SET EXERCISE: Write out every line exactly, from the start of the records below to the line with "mirage_range = (-2.962, 1.599)", and stop there. Don't write out the pictures.

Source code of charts
---+---

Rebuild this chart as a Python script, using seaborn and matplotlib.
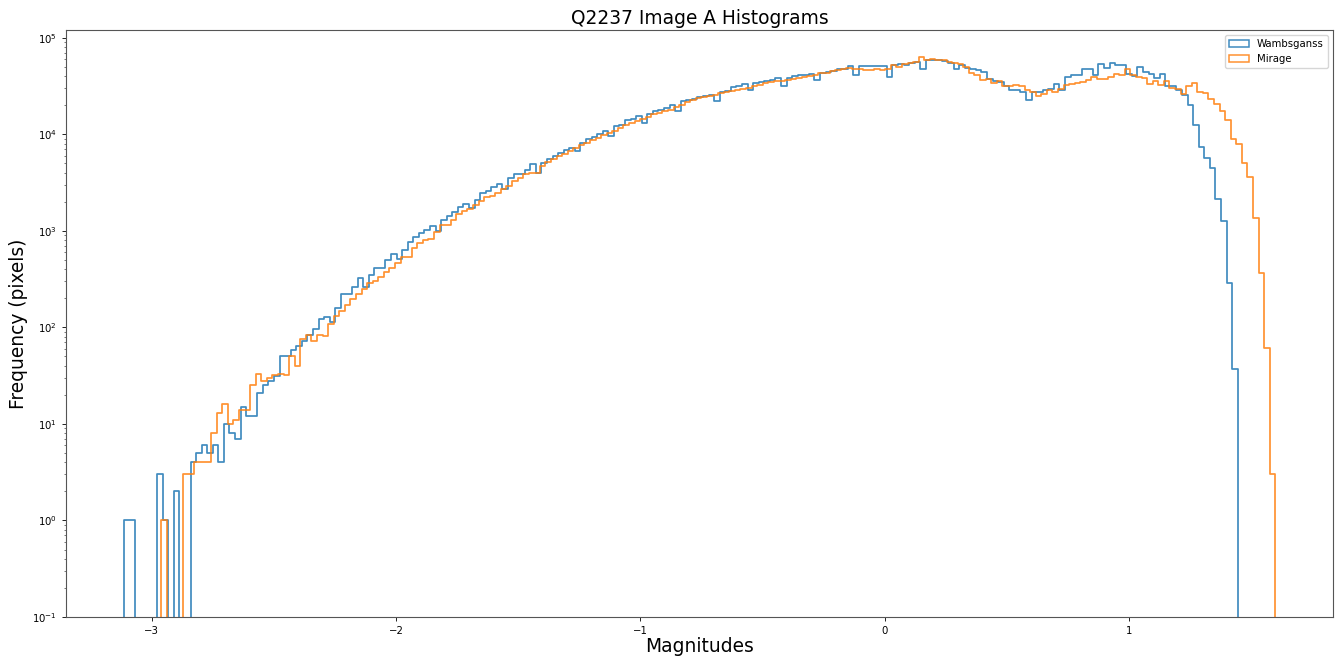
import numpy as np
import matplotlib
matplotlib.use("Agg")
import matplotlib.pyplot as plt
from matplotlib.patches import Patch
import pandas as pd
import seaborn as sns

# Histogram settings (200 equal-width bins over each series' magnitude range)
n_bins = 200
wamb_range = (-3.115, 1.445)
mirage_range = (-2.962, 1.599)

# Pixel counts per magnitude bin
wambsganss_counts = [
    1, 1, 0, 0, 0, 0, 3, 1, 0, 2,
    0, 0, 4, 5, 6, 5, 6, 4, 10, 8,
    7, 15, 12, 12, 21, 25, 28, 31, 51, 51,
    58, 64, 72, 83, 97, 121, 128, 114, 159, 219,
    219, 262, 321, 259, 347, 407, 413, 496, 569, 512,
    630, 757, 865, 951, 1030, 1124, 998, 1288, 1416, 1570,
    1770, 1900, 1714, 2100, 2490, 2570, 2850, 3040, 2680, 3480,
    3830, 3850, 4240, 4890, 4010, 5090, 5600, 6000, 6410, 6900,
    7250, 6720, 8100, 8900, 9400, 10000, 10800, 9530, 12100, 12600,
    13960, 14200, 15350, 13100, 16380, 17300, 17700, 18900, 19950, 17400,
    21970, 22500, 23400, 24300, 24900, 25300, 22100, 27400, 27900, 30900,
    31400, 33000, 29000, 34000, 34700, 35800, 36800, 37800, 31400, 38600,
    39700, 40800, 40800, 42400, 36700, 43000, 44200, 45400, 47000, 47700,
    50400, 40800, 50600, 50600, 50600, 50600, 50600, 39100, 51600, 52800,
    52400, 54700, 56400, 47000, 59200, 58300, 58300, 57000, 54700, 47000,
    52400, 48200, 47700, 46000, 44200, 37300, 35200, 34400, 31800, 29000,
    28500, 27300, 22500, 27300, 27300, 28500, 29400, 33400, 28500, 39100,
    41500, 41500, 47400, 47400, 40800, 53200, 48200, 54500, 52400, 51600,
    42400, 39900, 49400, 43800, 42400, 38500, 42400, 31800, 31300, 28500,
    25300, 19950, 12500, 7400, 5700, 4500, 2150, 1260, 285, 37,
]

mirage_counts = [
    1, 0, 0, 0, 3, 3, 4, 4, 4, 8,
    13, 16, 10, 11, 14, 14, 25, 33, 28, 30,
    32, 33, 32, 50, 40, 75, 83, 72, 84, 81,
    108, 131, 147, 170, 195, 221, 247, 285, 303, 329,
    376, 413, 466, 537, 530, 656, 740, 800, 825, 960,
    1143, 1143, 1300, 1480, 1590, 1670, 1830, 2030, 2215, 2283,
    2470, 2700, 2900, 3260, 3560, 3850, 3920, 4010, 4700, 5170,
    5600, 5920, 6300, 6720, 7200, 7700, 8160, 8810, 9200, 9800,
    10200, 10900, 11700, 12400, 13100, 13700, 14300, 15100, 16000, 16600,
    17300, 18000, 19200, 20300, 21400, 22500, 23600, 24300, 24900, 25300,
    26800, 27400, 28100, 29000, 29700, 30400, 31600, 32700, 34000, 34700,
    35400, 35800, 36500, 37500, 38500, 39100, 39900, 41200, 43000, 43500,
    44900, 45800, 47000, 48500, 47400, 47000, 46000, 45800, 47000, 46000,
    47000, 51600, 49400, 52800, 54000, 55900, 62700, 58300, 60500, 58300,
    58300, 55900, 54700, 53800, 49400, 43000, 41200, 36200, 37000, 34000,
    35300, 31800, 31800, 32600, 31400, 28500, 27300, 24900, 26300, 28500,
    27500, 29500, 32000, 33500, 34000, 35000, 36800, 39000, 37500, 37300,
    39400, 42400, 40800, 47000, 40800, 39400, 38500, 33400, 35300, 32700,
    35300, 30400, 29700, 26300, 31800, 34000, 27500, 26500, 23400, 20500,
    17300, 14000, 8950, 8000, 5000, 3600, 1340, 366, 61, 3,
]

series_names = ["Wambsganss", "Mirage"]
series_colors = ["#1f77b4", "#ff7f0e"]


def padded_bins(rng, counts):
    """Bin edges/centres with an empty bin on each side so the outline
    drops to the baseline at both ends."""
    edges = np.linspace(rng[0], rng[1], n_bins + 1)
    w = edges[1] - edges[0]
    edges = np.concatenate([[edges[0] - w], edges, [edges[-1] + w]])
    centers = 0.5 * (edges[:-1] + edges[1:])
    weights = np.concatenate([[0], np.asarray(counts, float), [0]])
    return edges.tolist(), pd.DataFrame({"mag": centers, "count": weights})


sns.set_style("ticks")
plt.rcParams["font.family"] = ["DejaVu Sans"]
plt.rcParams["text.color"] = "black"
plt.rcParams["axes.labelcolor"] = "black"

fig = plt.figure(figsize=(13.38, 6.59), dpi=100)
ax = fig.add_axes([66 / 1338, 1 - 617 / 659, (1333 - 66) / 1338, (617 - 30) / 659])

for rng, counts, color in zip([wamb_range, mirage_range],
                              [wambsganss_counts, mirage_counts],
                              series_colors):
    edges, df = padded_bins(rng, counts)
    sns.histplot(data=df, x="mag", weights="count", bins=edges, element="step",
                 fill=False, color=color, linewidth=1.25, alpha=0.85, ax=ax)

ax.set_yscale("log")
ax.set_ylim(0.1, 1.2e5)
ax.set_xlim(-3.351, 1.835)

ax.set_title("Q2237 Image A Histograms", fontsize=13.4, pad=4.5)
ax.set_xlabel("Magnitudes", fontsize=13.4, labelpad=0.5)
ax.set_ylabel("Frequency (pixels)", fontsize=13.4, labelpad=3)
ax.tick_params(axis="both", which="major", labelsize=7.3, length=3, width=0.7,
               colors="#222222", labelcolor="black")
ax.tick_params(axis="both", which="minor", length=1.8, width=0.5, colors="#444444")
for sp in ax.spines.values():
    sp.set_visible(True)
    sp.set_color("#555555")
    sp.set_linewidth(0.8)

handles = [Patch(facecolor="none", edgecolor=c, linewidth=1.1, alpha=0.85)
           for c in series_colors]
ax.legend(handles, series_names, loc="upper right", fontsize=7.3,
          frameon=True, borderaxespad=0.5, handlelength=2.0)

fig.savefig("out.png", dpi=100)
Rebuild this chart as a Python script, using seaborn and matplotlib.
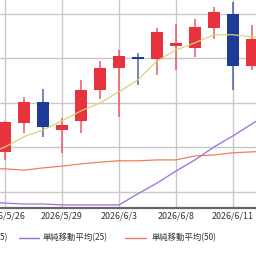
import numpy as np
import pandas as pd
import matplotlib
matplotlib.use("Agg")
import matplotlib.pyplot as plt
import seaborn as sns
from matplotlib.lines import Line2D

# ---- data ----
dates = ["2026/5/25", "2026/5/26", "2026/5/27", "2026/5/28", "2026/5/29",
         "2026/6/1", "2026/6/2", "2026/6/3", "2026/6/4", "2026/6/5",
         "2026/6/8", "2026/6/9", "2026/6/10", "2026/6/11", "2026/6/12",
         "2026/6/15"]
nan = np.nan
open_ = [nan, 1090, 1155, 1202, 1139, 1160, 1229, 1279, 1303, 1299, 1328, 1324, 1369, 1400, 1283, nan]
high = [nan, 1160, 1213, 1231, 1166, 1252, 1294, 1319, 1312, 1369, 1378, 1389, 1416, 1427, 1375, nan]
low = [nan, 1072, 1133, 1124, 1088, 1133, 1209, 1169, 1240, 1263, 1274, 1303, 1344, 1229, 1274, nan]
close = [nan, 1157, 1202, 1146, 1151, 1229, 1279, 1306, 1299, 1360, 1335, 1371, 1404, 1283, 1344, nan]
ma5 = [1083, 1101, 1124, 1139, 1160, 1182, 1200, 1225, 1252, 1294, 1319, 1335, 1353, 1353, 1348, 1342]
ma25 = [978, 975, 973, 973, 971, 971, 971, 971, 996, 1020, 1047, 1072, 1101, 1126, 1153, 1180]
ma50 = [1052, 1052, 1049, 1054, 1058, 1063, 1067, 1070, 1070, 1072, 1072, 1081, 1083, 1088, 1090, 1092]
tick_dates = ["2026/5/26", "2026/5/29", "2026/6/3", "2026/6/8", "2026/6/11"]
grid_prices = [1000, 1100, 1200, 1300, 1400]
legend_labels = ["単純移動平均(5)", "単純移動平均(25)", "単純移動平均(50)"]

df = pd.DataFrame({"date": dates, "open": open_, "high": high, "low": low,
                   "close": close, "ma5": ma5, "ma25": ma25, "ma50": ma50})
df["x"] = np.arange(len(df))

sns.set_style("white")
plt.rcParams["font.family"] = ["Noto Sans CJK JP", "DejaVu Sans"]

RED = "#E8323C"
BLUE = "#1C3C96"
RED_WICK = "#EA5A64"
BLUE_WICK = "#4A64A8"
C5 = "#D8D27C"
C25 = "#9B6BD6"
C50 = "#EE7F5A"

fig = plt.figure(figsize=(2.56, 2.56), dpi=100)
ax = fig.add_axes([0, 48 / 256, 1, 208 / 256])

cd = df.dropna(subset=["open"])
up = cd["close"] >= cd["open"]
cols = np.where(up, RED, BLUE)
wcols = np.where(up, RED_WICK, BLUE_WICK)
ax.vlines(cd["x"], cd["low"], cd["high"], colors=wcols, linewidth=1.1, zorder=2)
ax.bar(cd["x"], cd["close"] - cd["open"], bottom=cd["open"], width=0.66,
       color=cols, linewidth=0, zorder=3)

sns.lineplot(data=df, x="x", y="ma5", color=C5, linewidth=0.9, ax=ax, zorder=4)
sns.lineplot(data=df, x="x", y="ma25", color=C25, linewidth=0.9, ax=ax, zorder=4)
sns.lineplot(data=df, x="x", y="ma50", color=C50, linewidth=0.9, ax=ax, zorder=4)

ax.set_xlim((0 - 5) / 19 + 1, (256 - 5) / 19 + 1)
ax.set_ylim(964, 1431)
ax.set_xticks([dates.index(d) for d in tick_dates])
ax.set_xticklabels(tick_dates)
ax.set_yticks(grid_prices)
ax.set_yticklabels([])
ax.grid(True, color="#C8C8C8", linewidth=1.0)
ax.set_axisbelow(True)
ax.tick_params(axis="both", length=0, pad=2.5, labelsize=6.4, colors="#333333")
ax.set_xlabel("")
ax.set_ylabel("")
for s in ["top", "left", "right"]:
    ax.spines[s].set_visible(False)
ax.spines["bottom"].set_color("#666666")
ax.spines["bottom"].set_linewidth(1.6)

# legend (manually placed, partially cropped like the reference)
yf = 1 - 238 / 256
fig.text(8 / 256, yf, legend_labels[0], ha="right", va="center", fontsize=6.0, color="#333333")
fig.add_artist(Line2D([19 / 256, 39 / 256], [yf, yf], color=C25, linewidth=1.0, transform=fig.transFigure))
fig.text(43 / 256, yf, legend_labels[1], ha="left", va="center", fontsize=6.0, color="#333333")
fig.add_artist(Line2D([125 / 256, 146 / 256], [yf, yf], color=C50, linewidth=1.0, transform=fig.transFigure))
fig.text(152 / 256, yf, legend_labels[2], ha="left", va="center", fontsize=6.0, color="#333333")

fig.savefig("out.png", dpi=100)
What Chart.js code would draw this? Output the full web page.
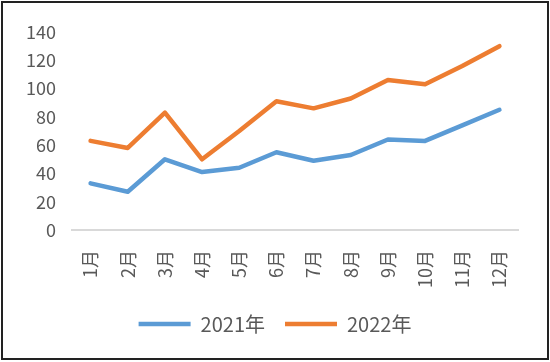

---+---

IN RESPONSE:
Rebuild this chart as a Python script, using seaborn and matplotlib.
import numpy as np
import matplotlib
matplotlib.use("Agg")
import matplotlib.pyplot as plt
from matplotlib.patches import Patch
import pandas as pd
import seaborn as sns

# Histogram settings (200 equal-width bins over each series' magnitude range)
n_bins = 200
wamb_range = (-3.115, 1.445)
mirage_range = (-2.962, 1.599)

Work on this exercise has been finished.